**Exercise requirements:** Where does the string "with" appear? Copy every line of the entries below that holds it.

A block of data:
++++
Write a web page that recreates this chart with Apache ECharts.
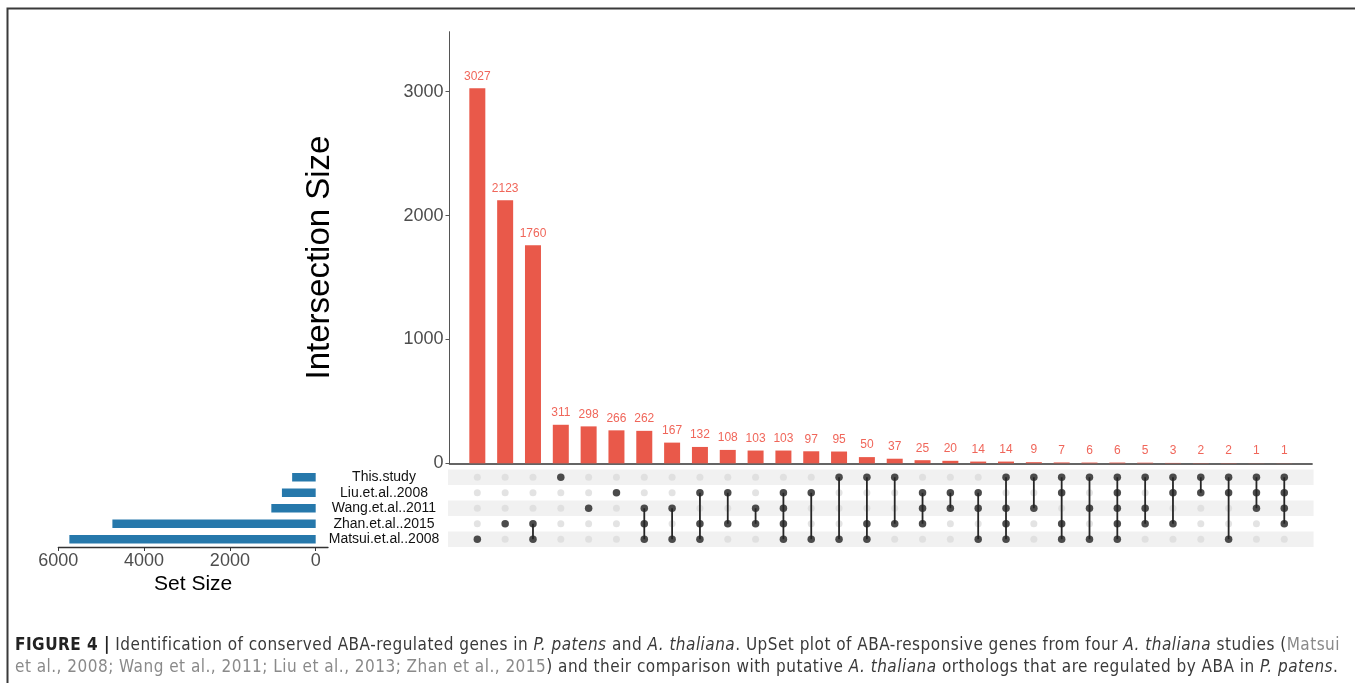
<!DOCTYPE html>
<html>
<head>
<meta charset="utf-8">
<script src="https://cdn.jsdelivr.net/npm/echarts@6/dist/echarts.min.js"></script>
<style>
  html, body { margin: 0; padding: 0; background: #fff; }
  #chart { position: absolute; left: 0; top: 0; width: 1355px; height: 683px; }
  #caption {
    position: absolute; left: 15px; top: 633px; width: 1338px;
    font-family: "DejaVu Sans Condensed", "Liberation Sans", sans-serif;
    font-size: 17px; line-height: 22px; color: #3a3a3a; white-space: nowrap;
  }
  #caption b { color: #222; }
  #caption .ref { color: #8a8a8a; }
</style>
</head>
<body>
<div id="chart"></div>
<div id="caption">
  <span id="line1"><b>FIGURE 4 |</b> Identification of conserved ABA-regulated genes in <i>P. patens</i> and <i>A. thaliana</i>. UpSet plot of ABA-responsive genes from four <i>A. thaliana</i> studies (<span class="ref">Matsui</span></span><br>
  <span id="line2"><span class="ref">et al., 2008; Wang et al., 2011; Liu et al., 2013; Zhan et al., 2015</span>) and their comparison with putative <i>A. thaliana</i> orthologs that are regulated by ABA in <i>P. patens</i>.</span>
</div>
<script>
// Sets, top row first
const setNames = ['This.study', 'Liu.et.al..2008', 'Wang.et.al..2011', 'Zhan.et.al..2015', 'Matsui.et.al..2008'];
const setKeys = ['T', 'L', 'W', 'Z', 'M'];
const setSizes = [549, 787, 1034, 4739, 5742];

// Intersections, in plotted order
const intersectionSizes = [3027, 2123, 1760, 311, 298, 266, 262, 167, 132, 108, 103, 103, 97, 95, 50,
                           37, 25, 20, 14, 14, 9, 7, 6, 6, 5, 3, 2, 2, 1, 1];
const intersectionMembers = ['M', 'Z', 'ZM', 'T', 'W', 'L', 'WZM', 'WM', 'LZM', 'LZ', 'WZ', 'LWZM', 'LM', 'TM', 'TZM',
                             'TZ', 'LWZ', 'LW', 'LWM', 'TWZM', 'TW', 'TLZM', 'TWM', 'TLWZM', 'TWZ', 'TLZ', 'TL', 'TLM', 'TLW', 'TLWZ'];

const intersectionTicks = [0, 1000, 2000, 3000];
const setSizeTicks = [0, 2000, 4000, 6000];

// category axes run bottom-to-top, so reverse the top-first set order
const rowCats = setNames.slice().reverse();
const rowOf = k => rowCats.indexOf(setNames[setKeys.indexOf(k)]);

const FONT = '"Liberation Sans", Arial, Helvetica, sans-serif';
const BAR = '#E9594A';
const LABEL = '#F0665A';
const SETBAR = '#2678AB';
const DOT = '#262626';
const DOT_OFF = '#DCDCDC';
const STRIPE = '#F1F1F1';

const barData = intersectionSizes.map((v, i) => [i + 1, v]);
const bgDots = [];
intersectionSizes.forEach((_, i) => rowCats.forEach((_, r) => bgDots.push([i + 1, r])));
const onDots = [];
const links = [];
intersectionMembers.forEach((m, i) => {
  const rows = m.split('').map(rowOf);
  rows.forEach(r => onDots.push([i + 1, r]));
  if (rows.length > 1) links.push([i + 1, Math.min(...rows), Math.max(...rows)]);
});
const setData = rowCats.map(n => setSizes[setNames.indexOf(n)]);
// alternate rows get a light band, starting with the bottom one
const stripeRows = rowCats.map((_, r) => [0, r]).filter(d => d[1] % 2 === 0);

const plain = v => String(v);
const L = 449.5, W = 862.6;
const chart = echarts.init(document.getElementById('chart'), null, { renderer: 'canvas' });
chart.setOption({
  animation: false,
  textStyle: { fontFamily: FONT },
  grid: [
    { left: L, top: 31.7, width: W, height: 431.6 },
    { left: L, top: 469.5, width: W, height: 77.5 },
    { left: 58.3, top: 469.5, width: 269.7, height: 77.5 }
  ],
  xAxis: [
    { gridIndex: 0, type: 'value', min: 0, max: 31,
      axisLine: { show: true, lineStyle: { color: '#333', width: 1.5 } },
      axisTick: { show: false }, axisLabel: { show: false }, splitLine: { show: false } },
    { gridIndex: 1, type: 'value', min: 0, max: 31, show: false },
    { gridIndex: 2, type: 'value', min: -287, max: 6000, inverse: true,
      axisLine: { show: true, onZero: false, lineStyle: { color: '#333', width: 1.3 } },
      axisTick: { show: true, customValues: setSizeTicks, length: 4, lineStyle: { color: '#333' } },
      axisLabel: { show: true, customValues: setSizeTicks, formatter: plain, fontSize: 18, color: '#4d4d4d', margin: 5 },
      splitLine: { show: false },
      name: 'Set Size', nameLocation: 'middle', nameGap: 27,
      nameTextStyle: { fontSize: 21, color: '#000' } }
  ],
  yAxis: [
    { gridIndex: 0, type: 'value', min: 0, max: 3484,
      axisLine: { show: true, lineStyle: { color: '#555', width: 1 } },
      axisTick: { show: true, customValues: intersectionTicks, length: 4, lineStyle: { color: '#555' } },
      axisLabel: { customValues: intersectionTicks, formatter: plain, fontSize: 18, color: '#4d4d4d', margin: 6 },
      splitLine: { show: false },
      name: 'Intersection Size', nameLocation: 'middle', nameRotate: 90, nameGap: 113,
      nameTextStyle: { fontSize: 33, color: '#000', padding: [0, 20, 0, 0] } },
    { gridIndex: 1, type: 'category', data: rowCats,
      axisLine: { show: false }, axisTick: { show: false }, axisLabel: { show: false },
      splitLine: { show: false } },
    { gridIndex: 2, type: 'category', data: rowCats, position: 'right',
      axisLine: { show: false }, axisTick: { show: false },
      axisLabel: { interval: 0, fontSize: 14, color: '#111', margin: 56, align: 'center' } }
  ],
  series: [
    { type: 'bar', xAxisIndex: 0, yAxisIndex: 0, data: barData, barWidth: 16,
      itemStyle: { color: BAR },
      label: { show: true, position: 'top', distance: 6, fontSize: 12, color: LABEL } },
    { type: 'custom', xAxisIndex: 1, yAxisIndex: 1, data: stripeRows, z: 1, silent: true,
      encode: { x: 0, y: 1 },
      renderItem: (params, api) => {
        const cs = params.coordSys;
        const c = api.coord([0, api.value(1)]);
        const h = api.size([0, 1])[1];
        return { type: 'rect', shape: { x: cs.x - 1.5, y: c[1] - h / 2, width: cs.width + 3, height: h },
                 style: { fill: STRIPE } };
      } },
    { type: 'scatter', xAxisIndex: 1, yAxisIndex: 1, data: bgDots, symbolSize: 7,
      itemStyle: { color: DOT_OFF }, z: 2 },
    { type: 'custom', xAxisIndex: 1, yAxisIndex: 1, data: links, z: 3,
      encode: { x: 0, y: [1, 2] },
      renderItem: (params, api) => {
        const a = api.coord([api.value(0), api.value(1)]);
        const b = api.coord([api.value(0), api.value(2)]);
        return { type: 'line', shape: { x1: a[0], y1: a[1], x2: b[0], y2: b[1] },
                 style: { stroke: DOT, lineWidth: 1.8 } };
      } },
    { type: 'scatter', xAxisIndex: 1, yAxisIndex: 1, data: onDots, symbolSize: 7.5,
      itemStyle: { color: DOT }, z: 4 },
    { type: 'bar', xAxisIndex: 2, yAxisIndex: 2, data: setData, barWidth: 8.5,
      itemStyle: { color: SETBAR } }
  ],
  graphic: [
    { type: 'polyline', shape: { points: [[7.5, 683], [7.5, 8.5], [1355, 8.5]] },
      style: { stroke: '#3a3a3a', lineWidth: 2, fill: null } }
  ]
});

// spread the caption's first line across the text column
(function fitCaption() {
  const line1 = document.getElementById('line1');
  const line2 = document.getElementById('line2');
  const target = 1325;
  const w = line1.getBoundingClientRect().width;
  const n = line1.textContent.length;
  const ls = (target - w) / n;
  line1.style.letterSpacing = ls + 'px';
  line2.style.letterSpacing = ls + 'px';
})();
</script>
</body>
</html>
++++
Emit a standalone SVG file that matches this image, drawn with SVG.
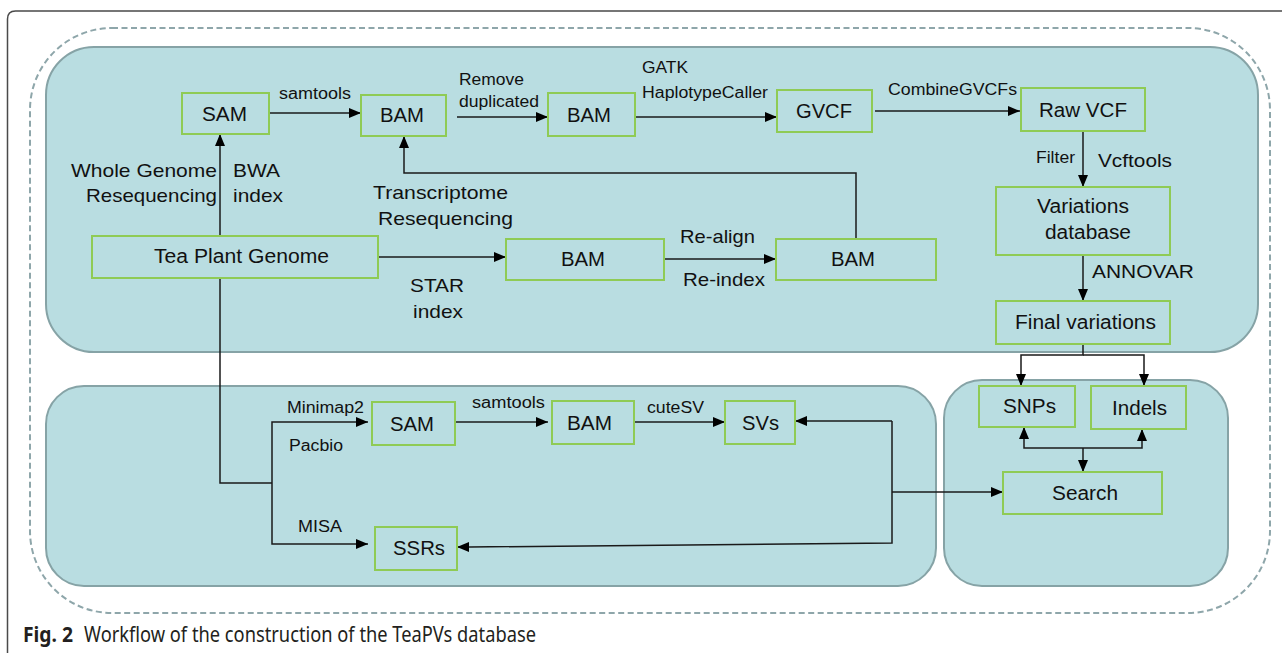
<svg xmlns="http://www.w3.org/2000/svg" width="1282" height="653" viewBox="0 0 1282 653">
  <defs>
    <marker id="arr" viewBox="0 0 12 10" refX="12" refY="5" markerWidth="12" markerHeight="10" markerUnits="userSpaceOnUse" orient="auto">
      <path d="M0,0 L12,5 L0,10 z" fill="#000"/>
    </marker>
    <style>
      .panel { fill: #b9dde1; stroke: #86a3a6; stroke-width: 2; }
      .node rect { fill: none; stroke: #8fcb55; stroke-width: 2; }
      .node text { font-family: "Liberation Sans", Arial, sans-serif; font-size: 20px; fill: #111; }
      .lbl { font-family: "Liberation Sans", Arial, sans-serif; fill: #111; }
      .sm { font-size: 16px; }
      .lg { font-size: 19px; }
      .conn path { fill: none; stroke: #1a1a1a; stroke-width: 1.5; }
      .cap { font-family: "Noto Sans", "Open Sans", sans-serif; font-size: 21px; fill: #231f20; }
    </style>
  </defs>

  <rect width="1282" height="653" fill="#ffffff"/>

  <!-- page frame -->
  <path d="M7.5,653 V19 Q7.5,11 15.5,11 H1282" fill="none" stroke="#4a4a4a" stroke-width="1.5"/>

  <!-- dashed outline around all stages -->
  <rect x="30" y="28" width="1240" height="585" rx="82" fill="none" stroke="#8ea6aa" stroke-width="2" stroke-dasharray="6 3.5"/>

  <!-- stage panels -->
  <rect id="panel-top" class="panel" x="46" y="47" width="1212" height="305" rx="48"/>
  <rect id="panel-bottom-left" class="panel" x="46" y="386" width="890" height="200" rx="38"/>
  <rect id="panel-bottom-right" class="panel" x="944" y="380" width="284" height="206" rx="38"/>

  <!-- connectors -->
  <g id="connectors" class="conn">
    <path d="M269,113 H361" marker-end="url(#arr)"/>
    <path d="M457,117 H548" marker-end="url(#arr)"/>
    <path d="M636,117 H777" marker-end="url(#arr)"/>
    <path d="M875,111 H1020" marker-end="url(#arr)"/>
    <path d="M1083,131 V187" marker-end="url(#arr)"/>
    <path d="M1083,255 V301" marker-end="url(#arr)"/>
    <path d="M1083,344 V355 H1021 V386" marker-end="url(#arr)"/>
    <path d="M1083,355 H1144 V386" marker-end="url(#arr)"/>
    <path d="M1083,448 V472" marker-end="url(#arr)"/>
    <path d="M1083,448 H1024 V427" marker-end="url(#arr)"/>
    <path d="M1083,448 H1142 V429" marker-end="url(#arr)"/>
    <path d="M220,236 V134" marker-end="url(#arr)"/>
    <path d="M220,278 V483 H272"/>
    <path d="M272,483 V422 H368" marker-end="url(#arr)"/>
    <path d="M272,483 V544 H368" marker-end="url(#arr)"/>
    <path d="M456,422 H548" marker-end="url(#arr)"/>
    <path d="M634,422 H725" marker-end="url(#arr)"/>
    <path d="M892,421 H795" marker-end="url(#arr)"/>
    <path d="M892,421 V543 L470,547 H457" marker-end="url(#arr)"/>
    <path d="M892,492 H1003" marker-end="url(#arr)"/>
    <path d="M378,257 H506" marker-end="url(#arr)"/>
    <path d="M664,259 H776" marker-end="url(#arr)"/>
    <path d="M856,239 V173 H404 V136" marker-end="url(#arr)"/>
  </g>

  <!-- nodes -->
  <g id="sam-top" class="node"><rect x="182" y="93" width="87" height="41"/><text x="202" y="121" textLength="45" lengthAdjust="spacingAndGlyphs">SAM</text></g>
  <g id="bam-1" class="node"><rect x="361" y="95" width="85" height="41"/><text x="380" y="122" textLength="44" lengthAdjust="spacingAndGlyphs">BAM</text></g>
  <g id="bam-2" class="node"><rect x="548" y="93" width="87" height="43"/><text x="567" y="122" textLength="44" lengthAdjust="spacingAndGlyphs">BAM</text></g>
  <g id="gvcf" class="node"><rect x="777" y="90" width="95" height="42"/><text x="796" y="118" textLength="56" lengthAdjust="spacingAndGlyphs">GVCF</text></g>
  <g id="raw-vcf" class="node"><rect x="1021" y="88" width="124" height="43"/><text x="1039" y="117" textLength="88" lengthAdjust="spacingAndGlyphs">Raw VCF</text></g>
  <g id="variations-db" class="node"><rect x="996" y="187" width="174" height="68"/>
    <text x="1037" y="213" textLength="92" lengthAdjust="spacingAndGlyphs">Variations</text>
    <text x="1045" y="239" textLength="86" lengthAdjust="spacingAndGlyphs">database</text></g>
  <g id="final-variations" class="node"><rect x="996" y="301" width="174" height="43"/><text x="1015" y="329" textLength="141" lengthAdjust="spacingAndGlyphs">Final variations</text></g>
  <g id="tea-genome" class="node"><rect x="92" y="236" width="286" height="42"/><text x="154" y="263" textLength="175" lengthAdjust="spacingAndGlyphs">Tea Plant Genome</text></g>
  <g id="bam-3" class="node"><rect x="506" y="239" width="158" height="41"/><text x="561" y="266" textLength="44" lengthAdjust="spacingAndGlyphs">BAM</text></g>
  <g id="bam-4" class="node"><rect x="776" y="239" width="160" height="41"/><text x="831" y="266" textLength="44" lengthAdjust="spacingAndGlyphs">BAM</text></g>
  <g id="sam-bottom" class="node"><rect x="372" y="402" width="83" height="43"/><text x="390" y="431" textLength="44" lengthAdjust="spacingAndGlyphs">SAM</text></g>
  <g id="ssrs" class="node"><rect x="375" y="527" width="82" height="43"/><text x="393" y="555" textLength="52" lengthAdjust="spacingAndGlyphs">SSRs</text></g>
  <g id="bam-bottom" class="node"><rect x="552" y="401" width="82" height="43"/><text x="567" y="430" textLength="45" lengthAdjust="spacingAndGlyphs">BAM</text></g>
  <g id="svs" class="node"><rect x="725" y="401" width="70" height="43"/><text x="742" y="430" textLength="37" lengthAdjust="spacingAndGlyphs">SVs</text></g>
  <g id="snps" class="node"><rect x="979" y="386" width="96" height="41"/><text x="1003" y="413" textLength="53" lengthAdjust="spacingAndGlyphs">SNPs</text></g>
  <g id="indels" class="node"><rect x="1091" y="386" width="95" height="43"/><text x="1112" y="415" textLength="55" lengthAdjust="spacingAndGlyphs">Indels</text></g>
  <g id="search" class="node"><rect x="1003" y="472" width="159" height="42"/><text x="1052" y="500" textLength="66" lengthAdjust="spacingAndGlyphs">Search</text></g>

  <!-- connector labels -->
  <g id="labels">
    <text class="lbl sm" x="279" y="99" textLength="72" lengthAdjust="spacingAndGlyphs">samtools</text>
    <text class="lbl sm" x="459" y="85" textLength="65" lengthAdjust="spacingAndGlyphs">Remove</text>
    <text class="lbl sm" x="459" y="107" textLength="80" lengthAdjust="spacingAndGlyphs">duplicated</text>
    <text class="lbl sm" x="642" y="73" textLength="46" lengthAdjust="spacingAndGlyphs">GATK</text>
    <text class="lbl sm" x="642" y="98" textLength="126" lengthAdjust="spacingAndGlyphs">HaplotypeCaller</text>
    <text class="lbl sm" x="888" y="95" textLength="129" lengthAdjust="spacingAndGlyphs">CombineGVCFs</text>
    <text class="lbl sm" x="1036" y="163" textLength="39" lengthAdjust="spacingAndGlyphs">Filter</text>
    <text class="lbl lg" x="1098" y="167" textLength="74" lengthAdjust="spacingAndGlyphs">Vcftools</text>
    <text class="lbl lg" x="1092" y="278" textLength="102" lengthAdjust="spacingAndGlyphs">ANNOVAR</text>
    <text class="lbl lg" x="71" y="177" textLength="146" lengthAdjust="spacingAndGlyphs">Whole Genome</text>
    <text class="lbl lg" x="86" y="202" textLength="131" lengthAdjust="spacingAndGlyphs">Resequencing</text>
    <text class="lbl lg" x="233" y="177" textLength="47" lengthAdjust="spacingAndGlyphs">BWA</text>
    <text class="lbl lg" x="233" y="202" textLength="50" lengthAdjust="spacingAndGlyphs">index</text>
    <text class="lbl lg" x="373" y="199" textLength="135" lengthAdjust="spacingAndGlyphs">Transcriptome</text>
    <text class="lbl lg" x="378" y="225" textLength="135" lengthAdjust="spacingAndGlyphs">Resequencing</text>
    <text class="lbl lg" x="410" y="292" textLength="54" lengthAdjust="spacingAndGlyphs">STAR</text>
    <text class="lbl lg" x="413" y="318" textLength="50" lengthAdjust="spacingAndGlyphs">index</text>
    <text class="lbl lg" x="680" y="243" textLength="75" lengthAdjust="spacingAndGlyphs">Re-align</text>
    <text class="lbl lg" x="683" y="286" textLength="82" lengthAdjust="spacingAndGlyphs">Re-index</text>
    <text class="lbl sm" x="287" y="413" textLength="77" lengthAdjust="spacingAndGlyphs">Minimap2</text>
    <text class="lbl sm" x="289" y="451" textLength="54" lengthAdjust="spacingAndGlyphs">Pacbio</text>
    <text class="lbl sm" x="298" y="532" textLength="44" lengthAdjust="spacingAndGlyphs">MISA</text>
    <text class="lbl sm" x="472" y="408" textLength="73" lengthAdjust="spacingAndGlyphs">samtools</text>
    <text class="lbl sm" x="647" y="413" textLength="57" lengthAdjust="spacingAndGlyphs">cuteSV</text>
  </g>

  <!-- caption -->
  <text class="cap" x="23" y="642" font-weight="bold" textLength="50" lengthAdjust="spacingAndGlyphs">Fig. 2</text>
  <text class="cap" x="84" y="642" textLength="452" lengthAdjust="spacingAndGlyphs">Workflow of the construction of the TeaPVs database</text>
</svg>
++++
**Output below:**
Write a web page that recreates this chart with Apache ECharts.
  <span id="line2"><span class="ref">et al., 2008; Wang et al., 2011; Liu et al., 2013; Zhan et al., 2015</span>) and their comparison with putative <i>A. thaliana</i> orthologs that are regulated by ABA in <i>P. patens</i>.</span>
// alternate rows get a light band, starting with the bottom one
Emit a standalone SVG file that matches this image, drawn with SVG.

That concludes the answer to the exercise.